目前國內處理未成年犯罪案件的關注點和重心均在于未成年犯罪人的特殊審判程序、后期教育和矯治,對未成年被害人的恢復方面關注極少,未成年犯罪案不捕不訴率較高,大部分未成年犯罪人仍要回歸校園,與被害人處于同一個校園生態系統中,未成年被害人的具體訴求、遭受的創傷和損失、后續恢復情況和滿意度等,均不得而知。
VOM模式雖然在促進未成年犯罪案件分流、減輕檢察機關審判壓力、節約司法成本等方面收效顯著,但其在管控重型犯方面強制力較弱,對傳統司法的平等原則和均衡原則會造成一定的沖擊,相對于傳統的刑事司法制度程序性較低,這些缺陷要求我國在借鑒VOM模式的同時加強對未成年犯罪危險性評估。

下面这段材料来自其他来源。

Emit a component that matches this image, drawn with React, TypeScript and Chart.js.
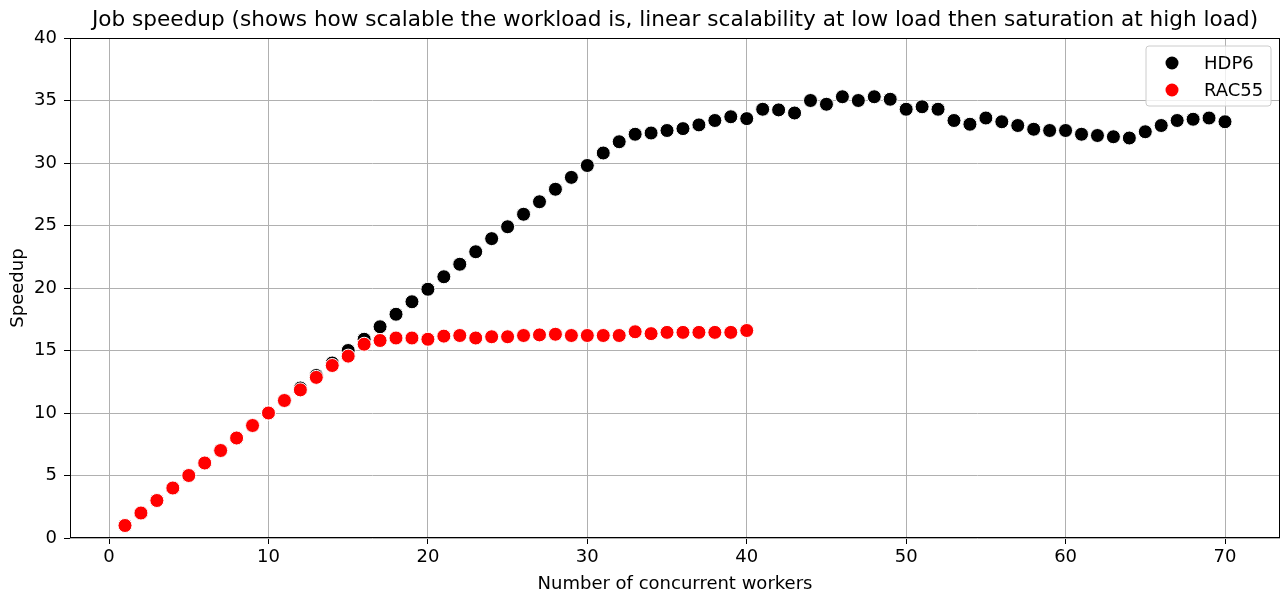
import React, { useEffect, useRef } from "react";
import { Chart, registerables } from "chart.js";
Chart.register(...registerables);

const workers = [
  1, 2, 3, 4, 5, 6, 7, 8, 9, 10, 11, 12, 13, 14, 15, 16, 17, 18, 19, 20,
  21, 22, 23, 24, 25, 26, 27, 28, 29, 30, 31, 32, 33, 34, 35, 36, 37, 38, 39, 40,
  41, 42, 43, 44, 45, 46, 47, 48, 49, 50, 51, 52, 53, 54, 55, 56, 57, 58, 59, 60,
  61, 62, 63, 64, 65, 66, 67, 68, 69, 70,
];
const hdp6 = [
  1, 2, 3, 4, 5, 6, 7, 8, 9, 10, 11, 12, 13, 14, 15.0, 15.9, 16.9, 17.9, 18.9, 19.9,
  20.9, 21.9, 22.9, 23.95, 24.9, 25.9, 26.9, 27.9, 28.85, 29.8, 30.8, 31.7, 32.3, 32.4, 32.6, 32.75, 33.05, 33.4, 33.7, 33.55,
  34.3, 34.25, 34.0, 35.0, 34.7, 35.3, 35.0, 35.3, 35.1, 34.3, 34.5, 34.3, 33.4, 33.1, 33.6, 33.3, 33.0, 32.7, 32.6, 32.6,
  32.3, 32.2, 32.1, 32.0, 32.5, 33.0, 33.4, 33.5, 33.6, 33.3,
];
const rac55 = [
  1, 2, 3, 4, 5, 6, 7, 8, 9, 10, 11, 11.85, 12.85, 13.8, 14.55, 15.5, 15.8, 16.0, 16.0, 15.9,
  16.15, 16.2, 16.0, 16.1, 16.1, 16.2, 16.25, 16.3, 16.2, 16.2, 16.2, 16.2, 16.5, 16.35, 16.45, 16.45, 16.45, 16.45, 16.45, 16.6,
];
const seriesNames = ["HDP6", "RAC55"];
const seriesColors = ["#000000", "#ff0000"];
const xTicks = [0, 10, 20, 30, 40, 50, 60, 70];
const yTicks = [0, 5, 10, 15, 20, 25, 30, 35, 40];
const titleText =
  "Job speedup (shows how scalable the workload is, linear scalability at low load then saturation at high load)";
const xTitle = "Number of concurrent workers";
const yTitle = "Speedup";

const FONT = "'DejaVu Sans', sans-serif";

export default function App() {
  const ref = useRef<HTMLCanvasElement>(null);
  useEffect(() => {
    const canvas = ref.current!;
    const overlay = {
      id: "overlay",
      afterDraw(chart: any) {
        const c = chart.ctx;
        const a = chart.chartArea;
        c.save();
        // frame
        c.strokeStyle = "#000";
        c.lineWidth = 1;
        c.strokeRect(Math.round(a.left) + 0.5, Math.round(a.top) + 0.5, Math.round(a.right - a.left) - 1, Math.round(a.bottom - a.top) - 1);
        // title
        c.fillStyle = "#000";
        c.font = `21.6px ${FONT}`;
        c.textAlign = "center";
        c.textBaseline = "alphabetic";
        c.fillText(titleText, (a.left + a.right) / 2, 26);
        // axis titles
        c.font = `18px ${FONT}`;
        c.textBaseline = "middle";
        c.fillText(xTitle, (a.left + a.right) / 2, 584);
        c.save();
        c.translate(18, (a.top + a.bottom) / 2);
        c.rotate(-Math.PI / 2);
        c.fillText(yTitle, 0, 0);
        c.restore();
        // legend
        const bx = 1146, by = 46, bw = 125, bh = 60, r = 3;
        c.beginPath();
        c.moveTo(bx + r, by);
        c.lineTo(bx + bw - r, by);
        c.arcTo(bx + bw, by, bx + bw, by + r, r);
        c.lineTo(bx + bw, by + bh - r);
        c.arcTo(bx + bw, by + bh, bx + bw - r, by + bh, r);
        c.lineTo(bx + r, by + bh);
        c.arcTo(bx, by + bh, bx, by + bh - r, r);
        c.lineTo(bx, by + r);
        c.arcTo(bx, by, bx + r, by, r);
        c.closePath();
        c.fillStyle = "rgba(255,255,255,0.8)";
        c.fill();
        c.strokeStyle = "#cccccc";
        c.stroke();
        seriesNames.forEach((name, i) => {
          const y = 63 + i * 27;
          c.beginPath();
          c.arc(1172, y, 6.5, 0, Math.PI * 2);
          c.fillStyle = seriesColors[i];
          c.fill();
          c.fillStyle = "#000";
          c.font = `18px ${FONT}`;
          c.textAlign = "left";
          c.textBaseline = "middle";
          c.fillText(name, 1204, y + 1);
        });
        c.restore();
      },
    };
    const chart = new Chart(canvas, {
      type: "scatter",
      data: {
        datasets: [
          {
            label: seriesNames[0],
            data: workers.map((w, i) => ({ x: w, y: hdp6[i] })),
            backgroundColor: seriesColors[0],
            borderColor: "#ffffff",
            borderWidth: 1,
            pointRadius: 7,
            order: 2,
          },
          {
            label: seriesNames[1],
            data: rac55.map((v, i) => ({ x: workers[i], y: v })),
            backgroundColor: seriesColors[1],
            borderColor: "#ffffff",
            borderWidth: 1,
            pointRadius: 7,
            order: 1,
          },
        ],
      },
      options: {
        responsive: false,
        animation: false,
        events: [],
        layout: { autoPadding: false, padding: { left: 0, right: 4, top: 38, bottom: 0 } },
        plugins: { legend: { display: false }, tooltip: { enabled: false }, title: { display: false } },
        scales: {
          x: {
            type: "linear",
            min: -2.45,
            max: 73.45,
            afterFit: (s: any) => { s.height = 57; },
            afterBuildTicks: (s: any) => { s.ticks = xTicks.map((v) => ({ value: v })); },
            grid: { color: "#b0b0b0", lineWidth: 1, tickColor: "#000", tickLength: 6 },
            border: { display: false },
            ticks: { color: "#000", font: { family: FONT, size: 18 }, padding: 3, maxRotation: 0, autoSkip: false },
          },
          y: {
            type: "linear",
            min: 0,
            max: 40,
            afterFit: (s: any) => { s.width = 70; },
            afterBuildTicks: (s: any) => { s.ticks = yTicks.map((v) => ({ value: v })); },
            grid: { color: "#b0b0b0", lineWidth: 1, tickColor: "#000", tickLength: 6 },
            border: { display: false },
            ticks: { color: "#000", font: { family: FONT, size: 18 }, padding: 7, autoSkip: false },
          },
        },
      },
      plugins: [overlay],
    });
    return () => chart.destroy();
  }, []);
  return (
    <div style={{ position: "absolute", left: 0, top: 0, width: 1284, height: 595, background: "#fff" }}>
      <canvas ref={ref} width={1284} height={595} style={{ width: 1284, height: 595, display: "block" }} />
    </div>
  );
}
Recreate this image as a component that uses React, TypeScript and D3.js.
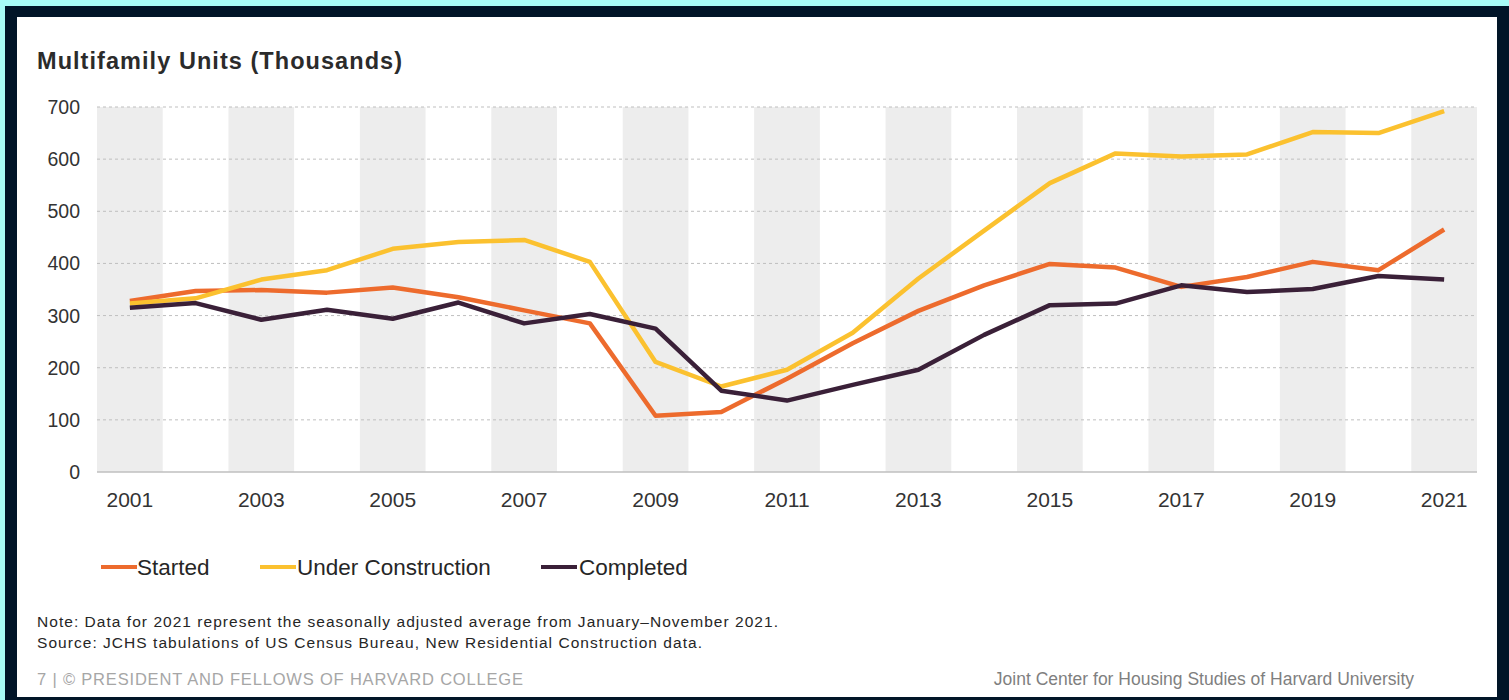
import * as d3 from 'd3';
import React from 'react';

// Years on the x axis
const years = d3.range(2001, 2022).map(String);
const tickYears = ['2001', '2003', '2005', '2007', '2009', '2011', '2013', '2015', '2017', '2019', '2021'];
const yTicks = [0, 100, 200, 300, 400, 500, 600, 700];

// Series values (thousands of units)
const started = [328, 347, 349, 344, 354, 335, 310, 285, 108, 115, 179, 247, 309, 358, 399, 392, 355, 374, 403, 387, 465];
const underConstruction = [323, 333, 369, 387, 428, 441, 445, 403, 211, 164, 196, 267, 371, 463, 554, 611, 605, 609, 652, 650, 692];
const completed = [315, 324, 292, 311, 294, 325, 285, 303, 275, 156, 137, 167, 196, 263, 320, 323, 358, 345, 351, 376, 369];

const series = [
  { name: 'Started', values: started, color: '#ED6B2D' },
  { name: 'Under Construction', values: underConstruction, color: '#FBC12F' },
  { name: 'Completed', values: completed, color: '#3A2038' },
];

const W = 1509;
const H = 700;
const font = '"Liberation Sans", Arial, sans-serif';

const App = () => {
  const x = d3.scaleBand().domain(years).range([97, 1477]).padding(0);
  const y = d3.scaleLinear().domain([0, 700]).range([472, 107]);

  const line = d3
    .line<number>()
    .x((_, i) => (x(years[i]) as number) + x.bandwidth() / 2)
    .y((d) => y(d));

  // legend positions
  const legend = [
    { lx: 101, tx: 137 },
    { lx: 260, tx: 297 },
    { lx: 541, tx: 579 },
  ];

  return (
    <>
      <style>{'body{margin:0;}'}</style>
      <svg width={W} height={H} style={{ display: 'block', fontFamily: font }}>
        {/* frame */}
        <rect x={0} y={0} width={W} height={H} fill="#A8FCF7" />
        <rect x={5} y={6} width={W - 5} height={H - 6} fill="#011528" />
        <rect x={17} y={17} width={1480} height={680} fill="#FFFFFF" />

        {/* title */}
        <text x={37} y={69} fontSize={23.5} fontWeight="bold" fill="#2B2B2B" textLength={365} lengthAdjust="spacing">
          Multifamily Units (Thousands)
        </text>

        {/* alternating bands */}
        {years.map((yr, i) =>
          i % 2 === 0 ? (
            <rect key={yr} x={x(yr)} y={y(700)} width={x.bandwidth()} height={y(0) - y(700)} fill="#EDEDED" />
          ) : null
        )}

        {/* grid lines */}
        {yTicks.filter((t) => t > 0).map((t) => (
          <line key={t} x1={97} x2={1477} y1={y(t)} y2={y(t)} stroke="#BFBFBF" strokeWidth={1} strokeDasharray="3,3" />
        ))}
        <line x1={97} x2={1477} y1={y(0)} y2={y(0)} stroke="#BFBFBF" strokeWidth={1.5} />

        {/* y tick labels */}
        {yTicks.map((t) => (
          <text key={t} x={80} y={y(t) + 7} fontSize={19.5} textAnchor="end" fill="#333">
            {t}
          </text>
        ))}

        {/* x tick labels */}
        {tickYears.map((yr) => (
          <text key={yr} x={(x(yr) as number) + x.bandwidth() / 2} y={507} fontSize={21} textAnchor="middle" fill="#333">
            {yr}
          </text>
        ))}

        {/* lines */}
        {series.map((s) => (
          <path key={s.name} d={line(s.values) as string} fill="none" stroke={s.color} strokeWidth={4.5} strokeLinejoin="round" />
        ))}

        {/* legend */}
        {series.map((s, i) => (
          <g key={s.name}>
            <line x1={legend[i].lx} x2={legend[i].lx + 36} y1={567} y2={567} stroke={s.color} strokeWidth={4} />
            <text x={legend[i].tx} y={575} fontSize={22.5} fill="#262626">
              {s.name}
            </text>
          </g>
        ))}

        {/* notes */}
        <text x={37} y={627} fontSize={15.5} fill="#262626" textLength={741} lengthAdjust="spacing">
          Note: Data for 2021 represent the seasonally adjusted average from January–November 2021.
        </text>
        <text x={37} y={648} fontSize={15.5} fill="#262626" textLength={665} lengthAdjust="spacing">
          Source: JCHS tabulations of US Census Bureau, New Residential Construction data.
        </text>

        {/* footer */}
        <text x={37} y={685} fontSize={16.5} fill="#A6A6A6" textLength={486} lengthAdjust="spacing">
          7 | © PRESIDENT AND FELLOWS OF HARVARD COLLEGE
        </text>
        <text x={1414} y={685} fontSize={17.5} fill="#7F7F7F" textAnchor="end">
          Joint Center for Housing Studies of Harvard University
        </text>
      </svg>
    </>
  );
};

export default App;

一方面,在案件轉入VOM模式前對未成年犯罪案件進行危險性評估,對案件進行再次分流,便于將案件分流至和解或審批階段,或在和解過程中對犯罪人、被害人應當接受的矯治和保障其到參考作用,具體評估參數可包括犯罪情節輕重、量刑參考、再犯率等。另一方面,對未成年犯罪人進行危險性等級評估,有利于建立未成年被害人保護制度。